__WHAT YOU WILL DO__
For the data below, work out how many lines include the string "this" and report only the number.

__RECORDS PROVIDED__
□ □ □ □
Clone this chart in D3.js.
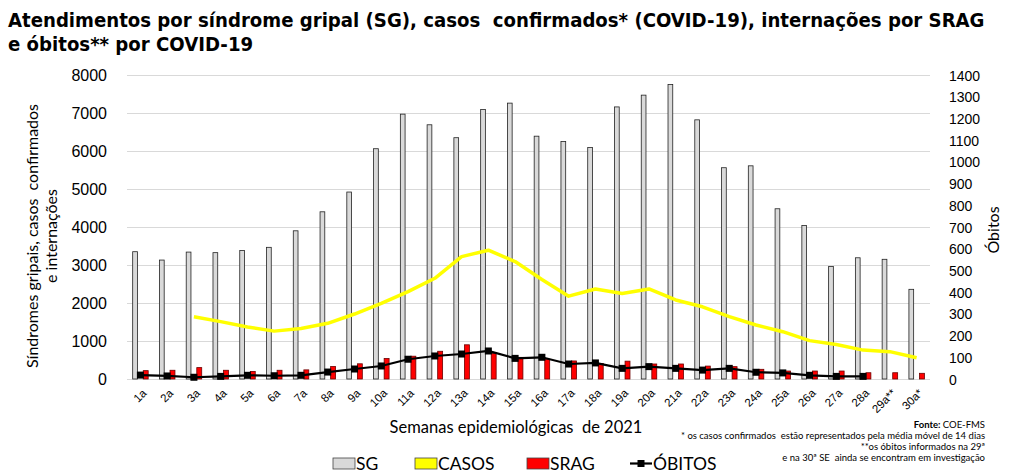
□ □ □ □
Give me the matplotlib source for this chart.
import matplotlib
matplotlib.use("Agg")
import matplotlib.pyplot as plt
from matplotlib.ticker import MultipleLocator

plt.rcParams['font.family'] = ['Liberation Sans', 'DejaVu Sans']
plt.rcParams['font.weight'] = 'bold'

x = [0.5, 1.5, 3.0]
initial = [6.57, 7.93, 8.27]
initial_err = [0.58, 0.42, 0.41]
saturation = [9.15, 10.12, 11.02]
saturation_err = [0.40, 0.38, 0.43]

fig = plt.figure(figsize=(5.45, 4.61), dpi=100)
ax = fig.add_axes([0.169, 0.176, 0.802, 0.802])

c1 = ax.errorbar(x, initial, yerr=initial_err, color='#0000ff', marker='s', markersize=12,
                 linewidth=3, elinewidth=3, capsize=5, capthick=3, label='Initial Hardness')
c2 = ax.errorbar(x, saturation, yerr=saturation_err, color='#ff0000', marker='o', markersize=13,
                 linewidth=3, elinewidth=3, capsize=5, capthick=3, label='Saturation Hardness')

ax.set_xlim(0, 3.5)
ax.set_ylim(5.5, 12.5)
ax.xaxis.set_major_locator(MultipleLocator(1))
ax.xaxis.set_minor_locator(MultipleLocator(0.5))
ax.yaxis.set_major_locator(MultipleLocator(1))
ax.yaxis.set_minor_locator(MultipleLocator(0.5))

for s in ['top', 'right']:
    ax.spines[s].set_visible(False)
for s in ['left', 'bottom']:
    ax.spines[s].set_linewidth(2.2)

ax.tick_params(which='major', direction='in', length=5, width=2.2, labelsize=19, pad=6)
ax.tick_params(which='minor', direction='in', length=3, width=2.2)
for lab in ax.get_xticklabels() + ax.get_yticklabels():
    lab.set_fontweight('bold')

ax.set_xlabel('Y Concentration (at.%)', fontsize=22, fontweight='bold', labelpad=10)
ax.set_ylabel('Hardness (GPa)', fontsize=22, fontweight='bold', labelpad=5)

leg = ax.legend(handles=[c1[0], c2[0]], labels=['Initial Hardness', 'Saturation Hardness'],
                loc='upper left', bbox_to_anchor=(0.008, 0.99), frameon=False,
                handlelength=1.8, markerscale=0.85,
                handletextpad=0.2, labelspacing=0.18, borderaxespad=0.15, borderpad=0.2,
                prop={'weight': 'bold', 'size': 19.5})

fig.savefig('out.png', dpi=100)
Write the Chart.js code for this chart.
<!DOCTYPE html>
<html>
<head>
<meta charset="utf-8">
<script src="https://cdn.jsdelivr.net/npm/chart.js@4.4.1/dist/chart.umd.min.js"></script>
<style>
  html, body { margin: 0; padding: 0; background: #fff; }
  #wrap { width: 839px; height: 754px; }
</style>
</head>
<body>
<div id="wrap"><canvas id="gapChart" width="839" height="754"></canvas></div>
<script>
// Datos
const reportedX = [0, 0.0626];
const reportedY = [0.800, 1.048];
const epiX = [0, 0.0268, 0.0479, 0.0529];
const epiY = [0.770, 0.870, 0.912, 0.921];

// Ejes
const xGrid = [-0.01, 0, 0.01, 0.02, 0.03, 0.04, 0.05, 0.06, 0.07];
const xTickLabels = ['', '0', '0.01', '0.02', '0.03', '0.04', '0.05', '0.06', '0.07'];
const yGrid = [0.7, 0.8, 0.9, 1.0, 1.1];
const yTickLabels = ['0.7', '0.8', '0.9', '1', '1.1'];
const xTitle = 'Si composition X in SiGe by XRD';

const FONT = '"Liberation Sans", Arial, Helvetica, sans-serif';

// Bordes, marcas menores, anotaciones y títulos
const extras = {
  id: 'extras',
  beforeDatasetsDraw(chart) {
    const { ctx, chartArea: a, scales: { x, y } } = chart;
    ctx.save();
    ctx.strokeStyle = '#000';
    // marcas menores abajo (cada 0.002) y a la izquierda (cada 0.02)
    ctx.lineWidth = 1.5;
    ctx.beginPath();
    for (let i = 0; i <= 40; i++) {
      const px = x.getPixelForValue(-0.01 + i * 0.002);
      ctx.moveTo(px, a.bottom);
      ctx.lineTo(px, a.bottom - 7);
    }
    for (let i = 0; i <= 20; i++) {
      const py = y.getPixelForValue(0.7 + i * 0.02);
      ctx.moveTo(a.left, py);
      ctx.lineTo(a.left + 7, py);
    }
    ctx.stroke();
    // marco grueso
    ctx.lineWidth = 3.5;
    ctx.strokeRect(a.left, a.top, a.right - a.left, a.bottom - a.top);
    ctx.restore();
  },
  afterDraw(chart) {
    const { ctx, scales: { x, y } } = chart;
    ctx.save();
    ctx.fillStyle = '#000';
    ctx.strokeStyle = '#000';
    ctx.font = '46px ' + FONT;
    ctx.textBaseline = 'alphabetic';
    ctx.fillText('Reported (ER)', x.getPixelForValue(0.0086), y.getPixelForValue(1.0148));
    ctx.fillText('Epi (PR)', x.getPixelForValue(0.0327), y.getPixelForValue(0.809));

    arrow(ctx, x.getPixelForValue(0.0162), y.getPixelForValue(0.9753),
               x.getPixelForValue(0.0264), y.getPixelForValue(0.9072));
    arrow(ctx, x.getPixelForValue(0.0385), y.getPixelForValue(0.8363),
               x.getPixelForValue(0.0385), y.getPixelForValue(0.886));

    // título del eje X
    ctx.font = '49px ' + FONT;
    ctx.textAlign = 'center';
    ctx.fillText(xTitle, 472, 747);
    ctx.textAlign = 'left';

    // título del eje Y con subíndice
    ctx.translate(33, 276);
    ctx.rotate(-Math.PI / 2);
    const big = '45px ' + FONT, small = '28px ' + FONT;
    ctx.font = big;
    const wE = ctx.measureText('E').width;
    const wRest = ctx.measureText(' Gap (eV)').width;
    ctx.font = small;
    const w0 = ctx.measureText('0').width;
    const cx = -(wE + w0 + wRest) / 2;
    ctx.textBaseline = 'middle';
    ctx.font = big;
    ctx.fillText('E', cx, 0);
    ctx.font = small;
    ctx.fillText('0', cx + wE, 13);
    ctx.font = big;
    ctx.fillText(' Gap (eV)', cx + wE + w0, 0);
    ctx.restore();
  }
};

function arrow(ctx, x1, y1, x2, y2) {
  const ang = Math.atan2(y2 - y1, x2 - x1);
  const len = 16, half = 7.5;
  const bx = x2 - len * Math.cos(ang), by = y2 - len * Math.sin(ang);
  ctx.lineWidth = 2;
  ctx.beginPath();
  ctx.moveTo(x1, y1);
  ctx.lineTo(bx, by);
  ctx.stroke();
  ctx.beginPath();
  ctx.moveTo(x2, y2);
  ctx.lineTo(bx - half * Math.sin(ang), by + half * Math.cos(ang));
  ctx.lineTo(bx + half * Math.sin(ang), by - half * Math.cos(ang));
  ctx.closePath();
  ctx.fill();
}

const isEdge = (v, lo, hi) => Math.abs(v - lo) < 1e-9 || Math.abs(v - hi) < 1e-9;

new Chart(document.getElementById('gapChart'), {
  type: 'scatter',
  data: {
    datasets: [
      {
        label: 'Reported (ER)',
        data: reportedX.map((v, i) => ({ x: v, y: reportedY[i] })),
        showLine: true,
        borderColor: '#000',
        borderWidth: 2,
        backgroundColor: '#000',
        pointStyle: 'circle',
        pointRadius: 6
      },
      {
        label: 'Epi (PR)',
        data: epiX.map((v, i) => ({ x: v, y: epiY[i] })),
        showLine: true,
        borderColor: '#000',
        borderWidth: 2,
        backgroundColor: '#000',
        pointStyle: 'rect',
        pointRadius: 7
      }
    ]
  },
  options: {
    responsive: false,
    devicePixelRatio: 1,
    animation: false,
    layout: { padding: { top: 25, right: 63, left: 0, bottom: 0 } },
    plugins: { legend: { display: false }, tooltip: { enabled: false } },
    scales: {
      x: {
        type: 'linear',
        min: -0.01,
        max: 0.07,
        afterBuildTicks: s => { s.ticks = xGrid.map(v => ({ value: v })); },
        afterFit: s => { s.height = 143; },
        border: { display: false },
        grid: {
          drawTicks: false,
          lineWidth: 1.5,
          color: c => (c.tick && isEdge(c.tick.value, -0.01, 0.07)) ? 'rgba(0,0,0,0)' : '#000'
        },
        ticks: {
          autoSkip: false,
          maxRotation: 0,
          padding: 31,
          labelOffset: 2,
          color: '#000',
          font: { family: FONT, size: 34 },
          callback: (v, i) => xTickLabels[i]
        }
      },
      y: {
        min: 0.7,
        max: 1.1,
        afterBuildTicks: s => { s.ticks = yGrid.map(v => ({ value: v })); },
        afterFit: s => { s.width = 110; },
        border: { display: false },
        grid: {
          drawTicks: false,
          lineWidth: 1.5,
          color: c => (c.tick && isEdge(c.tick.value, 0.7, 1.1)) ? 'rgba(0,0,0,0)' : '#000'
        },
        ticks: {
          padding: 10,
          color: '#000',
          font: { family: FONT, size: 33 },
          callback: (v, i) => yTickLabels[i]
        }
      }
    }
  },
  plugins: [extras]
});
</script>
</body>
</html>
□ □ □ □
__WRITTEN SOLUTION__
3